(PROBLEM): Copy out the whole listing exactly as written, leaving the pictures behind.
══════
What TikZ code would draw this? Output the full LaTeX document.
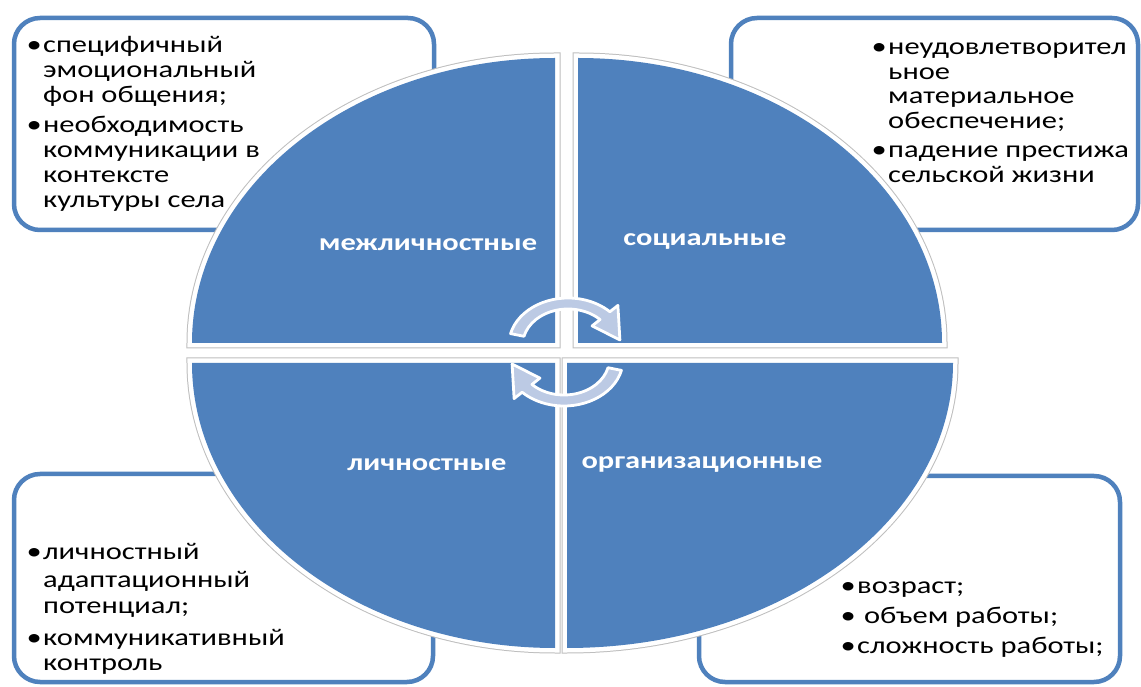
\documentclass[tikz,border=0pt]{standalone}
\usepackage{fontspec}
\setmainfont{Carlito}[FakeStretch=1.27]
\definecolor{accent}{RGB}{79,129,189}
\definecolor{secgray}{RGB}{190,190,190}
\definecolor{arrowfill}{RGB}{188,202,228}
\newcommand\bul{\llap{•\hspace{1.5pt}}}
\newcommand\secTL{(555,343) -- (192,343) arc[start angle=180,end angle=90,x radius=363pt,y radius=285pt] -- cycle}
\newcommand\secTR{(578,343) -- (578,628) arc[start angle=90,end angle=0,x radius=364pt,y radius=285pt] -- cycle}
\newcommand\secBL{(555,323) -- (555,38) arc[start angle=270,end angle=180,x radius=363pt,y radius=285pt] -- cycle}
\newcommand\secBR{(567,323) -- (953,323) arc[start angle=0,end angle=-90,x radius=386pt,y radius=285pt] -- cycle}
\newcommand\cycpath{(166:47) arc[start angle=166,end angle=45,radius=47pt] -- (45:56) -- (7:41.5) -- (45:27) -- (45:36) arc[start angle=45,end angle=166,radius=36pt] -- cycle}
\begin{document}
\begin{tikzpicture}[x=1pt,y=1pt,
  box/.style={draw=accent, line width=4.5pt, fill=white, rounded corners=26pt, inner sep=0pt},
  secgrayline/.style={draw=secgray, line width=11pt, line join=miter},
  secwhiteline/.style={draw=white, line width=9pt, line join=miter},
  secfill/.style={fill=accent},
  txt/.style={anchor=base west, inner sep=0pt, font=\fontsize{24}{25}\selectfont, text=black},
  lbl/.style={inner sep=0pt, font=\fontsize{24}{25}\selectfont\bfseries, text=white},
  cyc/.style={fill=arrowfill, draw=white, line width=2.8pt, line join=round}]
\useasboundingbox (0,0) rectangle (1141,686);
\fill[white] (0,0) rectangle (1141,686);
% text boxes
\node[box, minimum width=420pt, minimum height=212pt] (boxtl) at (224,562) {};
\node[box, minimum width=407pt, minimum height=212pt] (boxtr) at (934.5,562) {};
\node[box, minimum width=419pt, minimum height=208pt] (boxbl) at (223.5,108) {};
\node[box, minimum width=421pt, minimum height=206pt] (boxbr) at (909.5,107) {};
% sectors
\foreach \s in {\secTL,\secTR,\secBL,\secBR}{
  \path[secgrayline] \s;
  \path[secwhiteline] \s;
  \path[secfill] \s;
}
% cycle arrows
\begin{scope}[shift={(568,341)}, xscale=1.26]
  \path[cyc] \cycpath;
\end{scope}
\begin{scope}[shift={(564,327)}, rotate=180, xscale=1.26]
  \path[cyc] \cycpath;
\end{scope}
% labels
\node[lbl] (lbltl) at (428,441) {межличностные};
\node[lbl] (lbltr) at (705,444) {социальные};
\node[lbl] (lblbl) at (427,221) {личностные};
\node[lbl] (lblbr) at (702,221) {организационные};
% texts
\foreach \y/\t [count=\i] in {633/{\bul специфичный}, 608/{эмоциональный}, 583/{фон общения;}, 553/{\bul необходимость}, 528/{коммуникации в}, 503/{контексте}, 478/{культуры села}}
  \node[txt] (tl\i) at (43,\y) {\t};
\foreach \y/\t [count=\i] in {631/{\bul неудовлетворител}, 606/{ьное}, 582/{материальное}, 557/{обеспечение;}, 528/{\bul падение престижа}, 503/{сельской жизни}}
  \node[txt] (tr\i) at (888,\y) {\t};
\foreach \y/\t [count=\i] in {126/{\bul личностный}, 99/{адаптационный}, 73/{потенциал;}, 41/{\bul коммуникативный}, 16/{контроль}}
  \node[txt] (bl\i) at (43,\y) {\t};
\node[txt] (br1) at (857,93) {\bul возраст;};
\node[txt] (br2) at (857,63) {\bul\ объем работы;};
\node[txt] (br3) at (857,33) {\bul сложность работы;};
\end{tikzpicture}
\end{document}
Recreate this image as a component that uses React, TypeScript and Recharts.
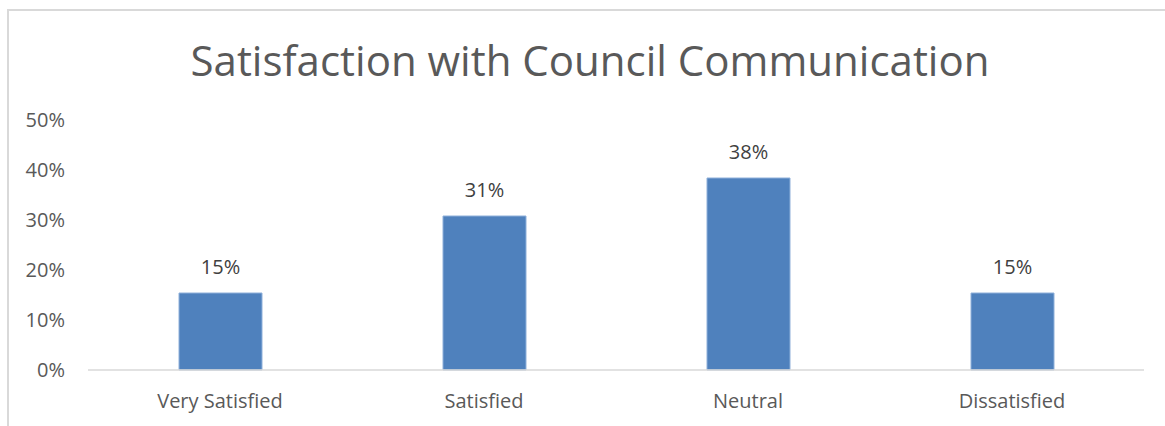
import React from 'react';
import { BarChart, Bar, XAxis, YAxis, LabelList } from 'recharts';

const categories = ['Very Satisfied', 'Satisfied', 'Neutral', 'Dissatisfied'];
const shares = [15.4, 30.8, 38.4, 15.4];
const yTicks = [0, 10, 20, 30, 40, 50];

const data = categories.map((name, i) => ({ name, value: shares[i] }));

const FONT = '"Open Sans", "Liberation Sans", sans-serif';

export default function App() {
    return (
        <div style={{ position: 'absolute', left: 0, top: 0, width: 1165, height: 426, overflow: 'hidden', background: '#fff', fontFamily: FONT }}>
            {/* chart frame, cropped on the right and bottom */}
            <div style={{ position: 'absolute', left: 7, top: 9, width: 1300, height: 600, borderLeft: '2px solid #d9d9d9', borderTop: '2px solid #d9d9d9' }} />
            <div style={{ position: 'absolute', left: 0, top: 31, width: 1180, textAlign: 'center', fontSize: 42, color: '#595959', lineHeight: '57px' }}>
                Satisfaction with Council Communication
            </div>
            <div style={{ position: 'absolute', left: 0, top: 0 }}>
                <BarChart width={1165} height={426} data={data} margin={{ top: 120, right: 21, left: 30, bottom: 0 }} barSize={83}>
                    <XAxis
                        dataKey="name"
                        height={56}
                        tickSize={0}
                        tickMargin={24}
                        axisLine={{ stroke: '#d9d9d9', strokeWidth: 1.5 }}
                        tick={{ fill: '#595959', fontSize: 20, fontFamily: FONT }}
                    />
                    <YAxis
                        width={58}
                        domain={[0, 50]}
                        ticks={yTicks}
                        tickFormatter={(v) => `${v}%`}
                        axisLine={false}
                        tickSize={0}
                        tickMargin={23}
                        tick={{ fill: '#595959', fontSize: 20, fontFamily: FONT }}
                    />
                    <Bar dataKey="value" fill="#4f81bd" stroke="#8fb0da" strokeWidth={1} isAnimationActive={false}>
                        <LabelList
                            dataKey="value"
                            position="top"
                            offset={19}
                            formatter={(v: any) => `${Math.round(Number(v))}%`}
                            style={{ fill: '#404040', fontSize: 20, fontFamily: FONT }}
                        />
                    </Bar>
                </BarChart>
            </div>
        </div>
    );
}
══════
(WRITTEN SOLUTION):
What TikZ code would draw this? Output the full LaTeX document.
\documentclass[tikz,border=0pt]{standalone}
\usepackage{fontspec}
\setmainfont{Carlito}[FakeStretch=1.27]
\definecolor{accent}{RGB}{79,129,189}
\definecolor{secgray}{RGB}{190,190,190}
\definecolor{arrowfill}{RGB}{188,202,228}
\newcommand\bul{\llap{•\hspace{1.5pt}}}
\newcommand\secTL{(555,343) -- (192,343) arc[start angle=180,end angle=90,x radius=363pt,y radius=285pt] -- cycle}
\newcommand\secTR{(578,343) -- (578,628) arc[start angle=90,end angle=0,x radius=364pt,y radius=285pt] -- cycle}
\newcommand\secBL{(555,323) -- (555,38) arc[start angle=270,end angle=180,x radius=363pt,y radius=285pt] -- cycle}
\newcommand\secBR{(567,323) -- (953,323) arc[start angle=0,end angle=-90,x radius=386pt,y radius=285pt] -- cycle}
\newcommand\cycpath{(166:47) arc[start angle=166,end angle=45,radius=47pt] -- (45:56) -- (7:41.5) -- (45:27) -- (45:36) arc[start angle=45,end angle=166,radius=36pt] -- cycle}
\begin{document}
\begin{tikzpicture}[x=1pt,y=1pt,
  box/.style={draw=accent, line width=4.5pt, fill=white, rounded corners=26pt, inner sep=0pt},
  secgrayline/.style={draw=secgray, line width=11pt, line join=miter},
  secwhiteline/.style={draw=white, line width=9pt, line join=miter},
  secfill/.style={fill=accent},
  txt/.style={anchor=base west, inner sep=0pt, font=\fontsize{24}{25}\selectfont, text=black},
  lbl/.style={inner sep=0pt, font=\fontsize{24}{25}\selectfont\bfseries, text=white},
  cyc/.style={fill=arrowfill, draw=white, line width=2.8pt, line join=round}]
\useasboundingbox (0,0) rectangle (1141,686);
\fill[white] (0,0) rectangle (1141,686);
% text boxes
\node[box, minimum width=420pt, minimum height=212pt] (boxtl) at (224,562) {};
\node[box, minimum width=407pt, minimum height=212pt] (boxtr) at (934.5,562) {};
\node[box, minimum width=419pt, minimum height=208pt] (boxbl) at (223.5,108) {};
\node[box, minimum width=421pt, minimum height=206pt] (boxbr) at (909.5,107) {};
% sectors
\foreach \s in {\secTL,\secTR,\secBL,\secBR}{
  \path[secgrayline] \s;
  \path[secwhiteline] \s;
  \path[secfill] \s;
}
% cycle arrows
\begin{scope}[shift={(568,341)}, xscale=1.26]
  \path[cyc] \cycpath;
\end{scope}
\begin{scope}[shift={(564,327)}, rotate=180, xscale=1.26]
  \path[cyc] \cycpath;
\end{scope}
% labels
\node[lbl] (lbltl) at (428,441) {межличностные};
\node[lbl] (lbltr) at (705,444) {социальные};
\node[lbl] (lblbl) at (427,221) {личностные};
\node[lbl] (lblbr) at (702,221) {организационные};
% texts
\foreach \y/\t [count=\i] in {633/{\bul специфичный}, 608/{эмоциональный}, 583/{фон общения;}, 553/{\bul необходимость}, 528/{коммуникации в}, 503/{контексте}, 478/{культуры села}}
  \node[txt] (tl\i) at (43,\y) {\t};
\foreach \y/\t [count=\i] in {631/{\bul неудовлетворител}, 606/{ьное}, 582/{материальное}, 557/{обеспечение;}, 528/{\bul падение престижа}, 503/{сельской жизни}}
  \node[txt] (tr\i) at (888,\y) {\t};
\foreach \y/\t [count=\i] in {126/{\bul личностный}, 99/{адаптационный}, 73/{потенциал;}, 41/{\bul коммуникативный}, 16/{контроль}}
  \node[txt] (bl\i) at (43,\y) {\t};
\node[txt] (br1) at (857,93) {\bul возраст;};
\node[txt] (br2) at (857,63) {\bul\ объем работы;};
\node[txt] (br3) at (857,33) {\bul сложность работы;};
\end{tikzpicture}
\end{document}
Recreate this image as a component that uses React, TypeScript and Recharts.
import React from 'react';
import { BarChart, Bar, XAxis, YAxis, LabelList } from 'recharts';

const categories = ['Very Satisfied', 'Satisfied', 'Neutral', 'Dissatisfied'];
const shares = [15.4, 30.8, 38.4, 15.4];
const yTicks = [0, 10, 20, 30, 40, 50];

const data = categories.map((name, i) => ({ name, value: shares[i] }));

const FONT = '"Open Sans", "Liberation Sans", sans-serif';

export default function App() {
    return (
        <div style={{ position: 'absolute', left: 0, top: 0, width: 1165, height: 426, overflow: 'hidden', background: '#fff', fontFamily: FONT }}>
            {/* chart frame, cropped on the right and bottom */}
            <div style={{ position: 'absolute', left: 7, top: 9, width: 1300, height: 600, borderLeft: '2px solid #d9d9d9', borderTop: '2px solid #d9d9d9' }} />
            <div style={{ position: 'absolute', left: 0, top: 31, width: 1180, textAlign: 'center', fontSize: 42, color: '#595959', lineHeight: '57px' }}>
                Satisfaction with Council Communication
            </div>
            <div style={{ position: 'absolute', left: 0, top: 0 }}>
                <BarChart width={1165} height={426} data={data} margin={{ top: 120, right: 21, left: 30, bottom: 0 }} barSize={83}>
                    <XAxis
                        dataKey="name"
                        height={56}
                        tickSize={0}
                        tickMargin={24}
                        axisLine={{ stroke: '#d9d9d9', strokeWidth: 1.5 }}
                        tick={{ fill: '#595959', fontSize: 20, fontFamily: FONT }}
                    />
                    <YAxis
                        width={58}
                        domain={[0, 50]}
                        ticks={yTicks}
                        tickFormatter={(v) => `${v}%`}
                        axisLine={false}
                        tickSize={0}
                        tickMargin={23}
                        tick={{ fill: '#595959', fontSize: 20, fontFamily: FONT }}
                    />
                    <Bar dataKey="value" fill="#4f81bd" stroke="#8fb0da" strokeWidth={1} isAnimationActive={false}>
                        <LabelList
                            dataKey="value"
                            position="top"
                            offset={19}
                            formatter={(v: any) => `${Math.round(Number(v))}%`}
                            style={{ fill: '#404040', fontSize: 20, fontFamily: FONT }}
                        />
                    </Bar>
                </BarChart>
            </div>
        </div>
    );
}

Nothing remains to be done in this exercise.